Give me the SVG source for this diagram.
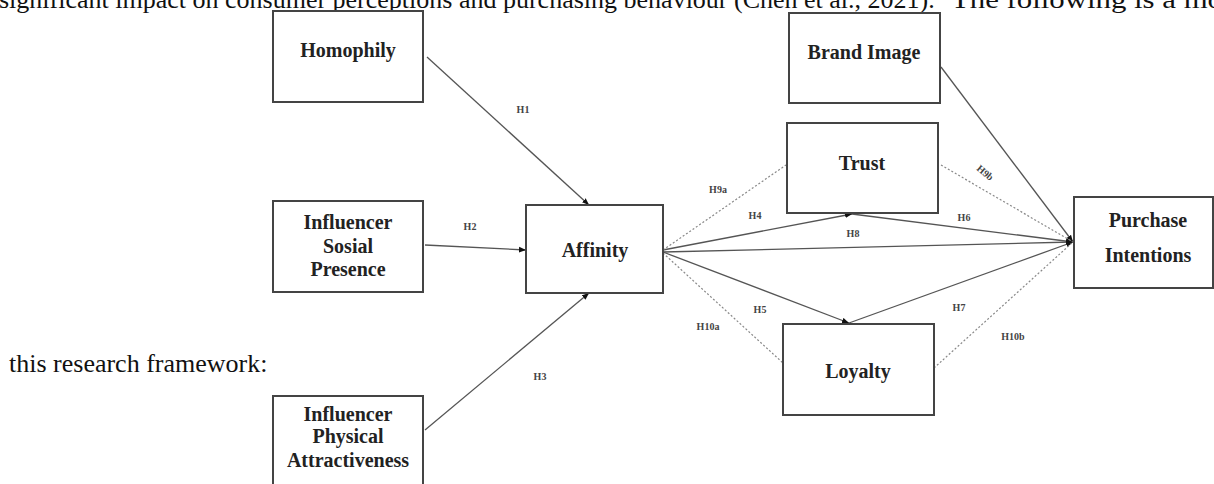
<svg xmlns="http://www.w3.org/2000/svg" width="1214" height="484" viewBox="0 0 1214 484">
<style>
.box{fill:#fff;stroke:#444;stroke-width:2}
.nt{font-family:"Liberation Serif","Times New Roman",serif;font-weight:bold;font-size:20px;fill:#222;text-anchor:middle}
.lb{font-family:"Liberation Serif","Times New Roman",serif;font-weight:bold;font-size:10px;fill:#444;text-anchor:middle}
.body{font-family:"Liberation Serif","Times New Roman",serif;font-size:26px;fill:#111}
.ln{stroke:#555;stroke-width:1.3;fill:none}
.dt{stroke:#888;stroke-width:1.2;stroke-dasharray:2,2;fill:none}
</style>
<defs>
<marker id="ah" viewBox="0 0 10 10" refX="10" refY="5" markerWidth="7" markerHeight="7" orient="auto" markerUnits="userSpaceOnUse">
<path d="M0,1 L10,5 L0,9 z" fill="#111"/>
</marker>
</defs>
<rect width="1214" height="484" fill="#fff"/>
<text class="body" y="8"><tspan x="-1">significant impact on consumer perceptions and purchasing behaviour (Chen et al., 2021).</tspan><tspan x="951" textLength="272" lengthAdjust="spacingAndGlyphs">The following is a mo</tspan></text>
<text class="body" x="9" y="372">this research framework:</text>

<g id="connectors">
<line class="ln" x1="427" y1="57" x2="589" y2="205" marker-end="url(#ah)"/>
<line class="ln" x1="425" y1="245" x2="526" y2="250" marker-end="url(#ah)"/>
<line class="ln" x1="425" y1="430" x2="589" y2="293" marker-end="url(#ah)"/>
<line class="ln" x1="663" y1="250" x2="852" y2="214" marker-end="url(#ah)"/>
<line class="ln" x1="852" y1="214" x2="1073" y2="242" marker-end="url(#ah)"/>
<line class="ln" x1="663" y1="252" x2="1073" y2="242" marker-end="url(#ah)"/>
<line class="ln" x1="663" y1="252" x2="849" y2="323" marker-end="url(#ah)"/>
<line class="ln" x1="849" y1="323" x2="1073" y2="242" marker-end="url(#ah)"/>
<line class="ln" x1="941" y1="67" x2="1073" y2="242" marker-end="url(#ah)"/>
<line class="dt" x1="663" y1="250" x2="786" y2="165"/>
<line class="dt" x1="941" y1="165" x2="1073" y2="242"/>
<line class="dt" x1="663" y1="253" x2="783" y2="363"/>
<line class="dt" x1="934" y1="368" x2="1073" y2="242"/>
<text class="lb" x="523" y="113">H1</text>
<text class="lb" x="470" y="230">H2</text>
<text class="lb" x="540" y="380">H3</text>
<text class="lb" x="718" y="193">H9a</text>
<text class="lb" x="755" y="219">H4</text>
<text class="lb" x="853" y="237">H8</text>
<text class="lb" x="964" y="221">H6</text>
<text class="lb" x="985" y="176" transform="rotate(40 985 173)">H9b</text>
<text class="lb" x="760" y="313">H5</text>
<text class="lb" x="708" y="330">H10a</text>
<text class="lb" x="959" y="311">H7</text>
<text class="lb" x="1013" y="340">H10b</text>
</g>

<g id="homophily">
<rect class="box" x="273" y="11" width="150" height="91"/>
<text class="nt" x="348" y="57">Homophily</text>
</g>
<g id="social-presence">
<rect class="box" x="273" y="201" width="150" height="91"/>
<text class="nt" x="348" y="229">Influencer</text>
<text class="nt" x="348" y="253">Sosial</text>
<text class="nt" x="348" y="276">Presence</text>
</g>
<g id="physical-attractiveness">
<rect class="box" x="273" y="396" width="150" height="100"/>
<text class="nt" x="348" y="421">Influencer</text>
<text class="nt" x="348" y="443">Physical</text>
<text class="nt" x="348" y="467">Attractiveness</text>
</g>
<g id="affinity">
<rect class="box" x="526" y="205" width="137" height="88"/>
<text class="nt" x="595" y="257">Affinity</text>
</g>
<g id="brand-image">
<rect class="box" x="789" y="13" width="151" height="90"/>
<text class="nt" x="864" y="59">Brand Image</text>
</g>
<g id="trust">
<rect class="box" x="787" y="123" width="151" height="90"/>
<text class="nt" x="862" y="170">Trust</text>
</g>
<g id="loyalty">
<rect class="box" x="783" y="324" width="151" height="91"/>
<text class="nt" x="858" y="378">Loyalty</text>
</g>
<g id="purchase-intentions">
<rect class="box" x="1074" y="197" width="139" height="91"/>
<text class="nt" x="1148" y="227">Purchase</text>
<text class="nt" x="1148" y="262">Intentions</text>
</g>
</svg>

===============

* Exercise *
Of the lines in the material, how many include "this"? Respond with the number alone.

* Response *
2